Querida María:

Estoy muy agradecido por vuestra generosa hospitalidad.

Me siento muy conmovido por haber estado en vuestra casa repasando los lugares en los que vivió y fue feliz vuestro precioso David.

David tuvo mucha felicidad en vida, que los padres le disteis. Esta alegría y felicidad se la ha llevado al otro lado del velo, en el que el alma vive de otro modo, desde luego más libre que en la tierra.

Estoy de acuerdo que David es una estrella en el cielo y espero que os hable en el silencio más y más. Yo también buscaré su bonita presencia cada día y me servirá de acicate para intentar hacer el bien.

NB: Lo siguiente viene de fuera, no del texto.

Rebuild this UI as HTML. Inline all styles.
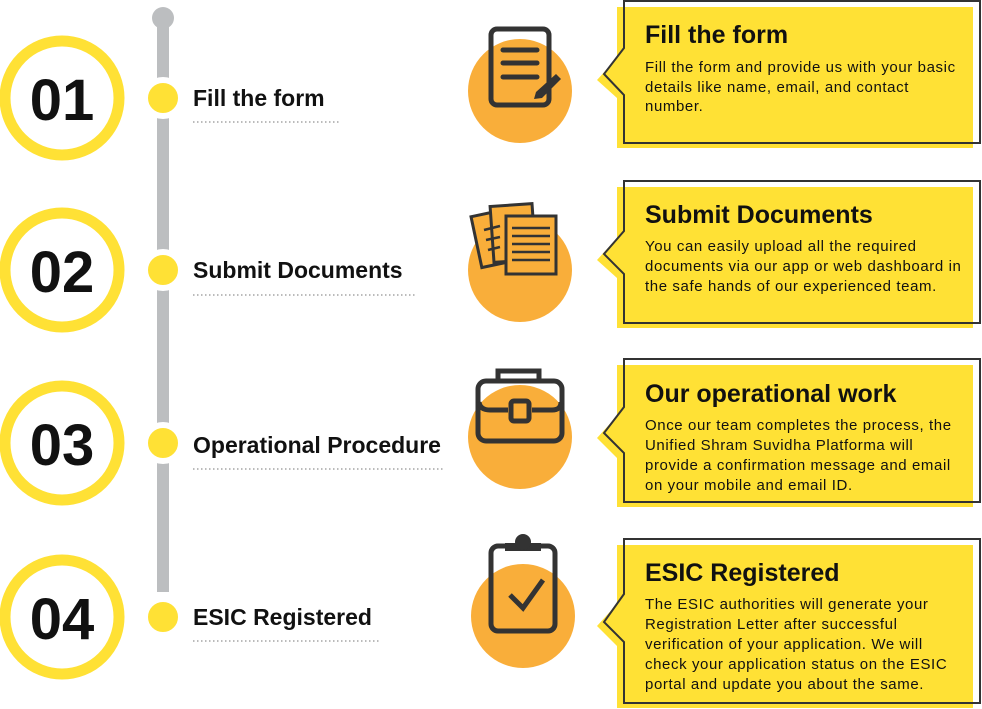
<!DOCTYPE html>
<html><head><meta charset="utf-8"><style>
html,body{margin:0;padding:0;background:#fff;}
svg{display:block;}
.num{font:bold 58px "Liberation Sans",sans-serif;fill:#111;}
.lab{font:bold 23px "Liberation Sans",sans-serif;fill:#111;}
.tt{font:bold 25px "Liberation Sans",sans-serif;fill:#111;}
.bd{font:15px "Liberation Sans",sans-serif;fill:#111;letter-spacing:0.6px;}
</style></head><body>
<svg width="982" height="709" viewBox="0 0 982 709" xmlns="http://www.w3.org/2000/svg">
<rect x="157" y="18" width="12" height="574" fill="#bcbec0"/>
<circle cx="163" cy="18" r="11" fill="#bcbec0"/>
<g fill="#ffe135" stroke="#fff" stroke-width="6">
<circle cx="163" cy="98" r="18"/><circle cx="163" cy="270" r="18"/><circle cx="163" cy="443" r="18"/><circle cx="163" cy="617" r="18"/>
</g>
<g fill="none" stroke="#ffe135" stroke-width="11">
<circle cx="62" cy="98" r="57"/><circle cx="62" cy="270" r="57"/><circle cx="62" cy="443" r="57"/><circle cx="62" cy="617" r="57"/>
</g>
<text class="num" x="62" y="120" text-anchor="middle">01</text>
<text class="num" x="62" y="292" text-anchor="middle">02</text>
<text class="num" x="62" y="465" text-anchor="middle">03</text>
<text class="num" x="62" y="639" text-anchor="middle">04</text>
<text class="lab" x="193" y="106">Fill the form</text>
<text class="lab" x="193" y="278">Submit Documents</text>
<text class="lab" x="193" y="453">Operational Procedure</text>
<text class="lab" x="193" y="625">ESIC Registered</text>
<g stroke="#777" stroke-width="1" stroke-dasharray="1.5,2.5">
<line x1="193" y1="122" x2="340" y2="122"/><line x1="193" y1="295" x2="415" y2="295"/>
<line x1="193" y1="469" x2="443" y2="469"/><line x1="193" y1="641" x2="380" y2="641"/>
</g>
<g fill="#f9ae3a">
<circle cx="520" cy="91" r="52"/><circle cx="520" cy="270" r="52"/><circle cx="520" cy="437" r="52"/><circle cx="523" cy="616" r="52"/>
</g>
<g fill="none" stroke="#333" stroke-width="5" stroke-linecap="round">
<rect x="491" y="29" width="58" height="76" rx="6"/>
<line x1="503" y1="50" x2="537" y2="50"/><line x1="503" y1="63" x2="537" y2="63"/><line x1="503" y1="77" x2="537" y2="77"/>
</g>
<path d="M556 74 L561 79 L542 98 L534 99 L536 92 Z" fill="#333"/>
<g stroke="#333" stroke-width="3" fill="#f9ae3a">
<rect x="476" y="212" width="40" height="52" transform="rotate(-12 496 238)"/>
<rect x="492" y="205" width="42" height="56" transform="rotate(-4 513 233)"/>
<rect x="506" y="216" width="50" height="58"/>
</g>
<g stroke="#333" stroke-width="2.5">
<line x1="512" y1="228" x2="550" y2="228"/><line x1="512" y1="236" x2="550" y2="236"/><line x1="512" y1="244" x2="550" y2="244"/>
<line x1="512" y1="252" x2="550" y2="252"/><line x1="512" y1="260" x2="550" y2="260"/>
<line x1="484" y1="230" x2="500" y2="226"/><line x1="486" y1="240" x2="500" y2="237"/><line x1="488" y1="250" x2="500" y2="247"/>
</g>
<g fill="none" stroke="#333" stroke-width="5">
<rect x="478" y="381" width="84" height="60" rx="8"/>
<path d="M498 380 V371 H539 V380"/>
<path d="M479 402 Q480 410 490 410 H508 M532 410 H552 Q561 410 561 402"/>
<rect x="511" y="401" width="18" height="20" rx="3"/>
</g>
<g fill="none" stroke="#333" stroke-width="5">
<rect x="491" y="546" width="64" height="85" rx="7"/>
<polyline points="510,595 523,608 543,580"/>
</g>
<rect x="505" y="543" width="36" height="8" fill="#333"/>
<circle cx="523" cy="542" r="8" fill="#333"/>
<g fill="#ffe135">
<path d="M617 7 H973 V148 H617 V98 L597 80 L617 58 Z"/>
<path d="M617 187 H973 V328 H617 V278 L597 260 L617 238 Z"/>
<path d="M617 365 H973 V507 H617 V458 L597 438 L617 416 Z"/>
<path d="M617 545 H973 V708 H617 V646 L597 626 L617 604 Z"/>
</g>
<g fill="none" stroke="#333" stroke-width="2">
<path d="M624 1 H980 V143 H624 V95 L604 74 L624 48 Z"/>
<path d="M624 181 H980 V323 H624 V274 L604 254 L624 231 Z"/>
<path d="M624 359 H980 V502 H624 V453 L604 433 L624 407 Z"/>
<path d="M624 539 H980 V703 H624 V642 L604 622 L624 594 Z"/>
</g>
<text class="tt" x="645" y="43">Fill the form</text>
<text class="bd" x="645" y="72">Fill the form and provide us with your basic</text>
<text class="bd" x="645" y="92">details like name, email, and contact</text>
<text class="bd" x="645" y="111">number.</text>
<text class="tt" x="645" y="223">Submit Documents</text>
<text class="bd" x="645" y="251">You can easily upload all the required</text>
<text class="bd" x="645" y="271">documents via our app or web dashboard in</text>
<text class="bd" x="645" y="291">the safe hands of our experienced team.</text>
<text class="tt" x="645" y="402">Our operational work</text>
<text class="bd" x="645" y="430">Once our team completes the process, the</text>
<text class="bd" x="645" y="450">Unified Shram Suvidha Platforma will</text>
<text class="bd" x="645" y="470">provide a confirmation message and email</text>
<text class="bd" x="645" y="490">on your mobile and email ID.</text>
<text class="tt" x="645" y="581">ESIC Registered</text>
<text class="bd" x="645" y="609">The ESIC authorities will generate your</text>
<text class="bd" x="645" y="629">Registration Letter after successful</text>
<text class="bd" x="645" y="649">verification of your application. We will</text>
<text class="bd" x="645" y="669">check your application status on the ESIC</text>
<text class="bd" x="645" y="689">portal and update you about the same.</text>
</svg>
</body></html>
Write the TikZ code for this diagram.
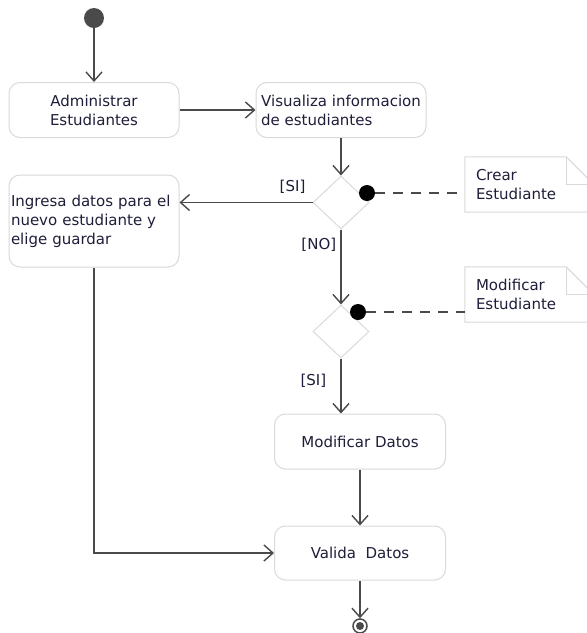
\documentclass[tikz,border=0pt]{standalone}
\usepackage{fontspec}
\setmainfont{DejaVu Sans}
\usetikzlibrary{arrows.meta,shapes.geometric,calc}
\definecolor{edge}{HTML}{4A4A4A}
\definecolor{boxline}{HTML}{DADADA}
\definecolor{txt}{HTML}{1E1E3A}
\tikzset{
  lbl/.style={font=\fontsize{15}{19}\selectfont, text=txt, inner sep=0pt},
  activity/.style={lbl, draw=boxline, line width=1pt, rounded corners=11pt, fill=white,
     minimum width=170pt, align=left},
  choice/.style={diamond, draw=boxline, line width=1pt, fill=white, inner sep=0pt,
     minimum width=56pt, minimum height=53pt},
  guard/.style={circle, fill=black, inner sep=0pt, minimum size=16pt},
  flow/.style={draw=edge, line width=1.6pt, -{Straight Barb[length=9pt,width=16pt,line width=1.4pt]}},
  anchorline/.style={draw=edge, line width=1.6pt, dash pattern=on 10pt off 8pt},
  notebox/.style={lbl, align=left, minimum width=129pt, minimum height=55pt, text width=107pt},
  noteline/.style={draw=boxline, line width=1pt},
}
\begin{document}
\begin{tikzpicture}[x=1pt,y=-1pt]
\useasboundingbox[fill=white] (0,0) rectangle (587,633);

% initial node
\node[circle, fill=edge, inner sep=0pt, minimum size=20pt] (init) at (94,18) {};

% activities
\node[activity, minimum height=55pt, align=center] (adm) at (94,110) {Administrar\\Estudiantes};
\node[activity, minimum height=55pt] (vis) at (341,110) {Visualiza informacion\\de estudiantes};
\node[activity, minimum height=92pt, text width=166pt] (ing) at (94,221) {Ingresa datos para el\\nuevo estudiante y\\elige guardar};
\node[activity, minimum width=171pt, minimum height=55pt, align=center] (mod) at (360,441.5) {Modificar Datos};
\node[activity, minimum width=171pt, minimum height=54pt, align=center] (val) at (360,553) {Valida~~Datos};

% decisions
\node[choice] (g1) at (341,202.5) {};
\node[choice] (g2) at (341,331.5) {};
\node[guard] (d1) at (367,193) {};
\node[guard] (d2) at (358,312) {};

% notes
\node[notebox] (n1) at (529.5,184.5) {Crear\\Estudiante};
\node[notebox] (n2) at (529.5,294.5) {Modificar\\Estudiante};
\foreach \n in {n1,n2}{
  \draw[noteline] (\n.north west) -- ($(\n.north east)+(-28,0)$) -- ($(\n.north east)+(0,28)$)
     -- (\n.south east) -- (\n.south west) -- cycle;
  \draw[noteline] ($(\n.north east)+(-28,0)$) -- ($(\n.north east)+(-28,28)$) -- ($(\n.north east)+(0,28)$);
}

% final node
\node[circle, draw=edge, line width=1.5pt, inner sep=0pt, minimum size=14pt] (fin) at (360,626) {};
\fill[edge] (fin.center) circle (4pt);

% connectors
\draw[flow] (init) -- (adm.north);
\draw[flow] (adm.east) -- (vis.west);
\draw[flow] (vis.south) -- (g1.north);
\draw[flow] (g1.west) -- (g1.west -| ing.east) node[lbl, pos=0.15, above=8pt] (l1) {[SI]};
\draw[flow] (g1.south) -- (g2.north) node[lbl, pos=0.2, left=4pt] (l2) {[NO]};
\draw[flow] (g2.south) -- (g2.south |- mod.north) node[lbl, pos=0.4, left=14pt] (l3) {[SI]};
\draw[flow] (mod.south) -- (val.north);
\draw[flow] (ing.south) |- (val.west);
\draw[flow] (val.south) -- (fin.north);
\draw[anchorline] (d1.east) -- (d1.east -| n1.west);
\draw[anchorline] (d2.east) -- (d2.east -| n2.west);
\end{tikzpicture}
\end{document}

David me recuerda a este precioso niño que es el Principito. Te mando mi ejemplar. También el Principito desaparece al final del libro, pero su huella está en todas partes. Está en el aire que respiramos, en la brisa, en el sol, en el alimento que nos llega y nos da energía, incluso en las manos callosas y ya cansadas de los dos abuelos.

Tu padre tiene una mirada hermosa y noble. Las lágrimas de la abuela han de servir simbólicamente para plantar un nuevo árbol en la tierra, el árbol de la fraternidad y de la felicidad por encima de las tristezas de nuestra condición humana.

El vínculo entre tu marido y tu es ahora más sagrado por este dolor compartido, que excede lo que un ser humano pueda soportar. Pero que sin embargo los humanos soportan.

Yo estoy convencido de que David te dará señales y pautas para volver a vivir con alegría y que vuestro vínculo amoroso permanecerá por los siglos de los siglos, incorruptible al paso de tiempo.

Tus ojos no merecen más lágrimas sino recuperar la belleza y serenidad del que ha pasado, como tu, por ciertos portales sagrados.

Me siento muy agradecido de haberos conocido y de atesorar ahora en mi mente y corazón la preciosa presencia de vuestro hijo.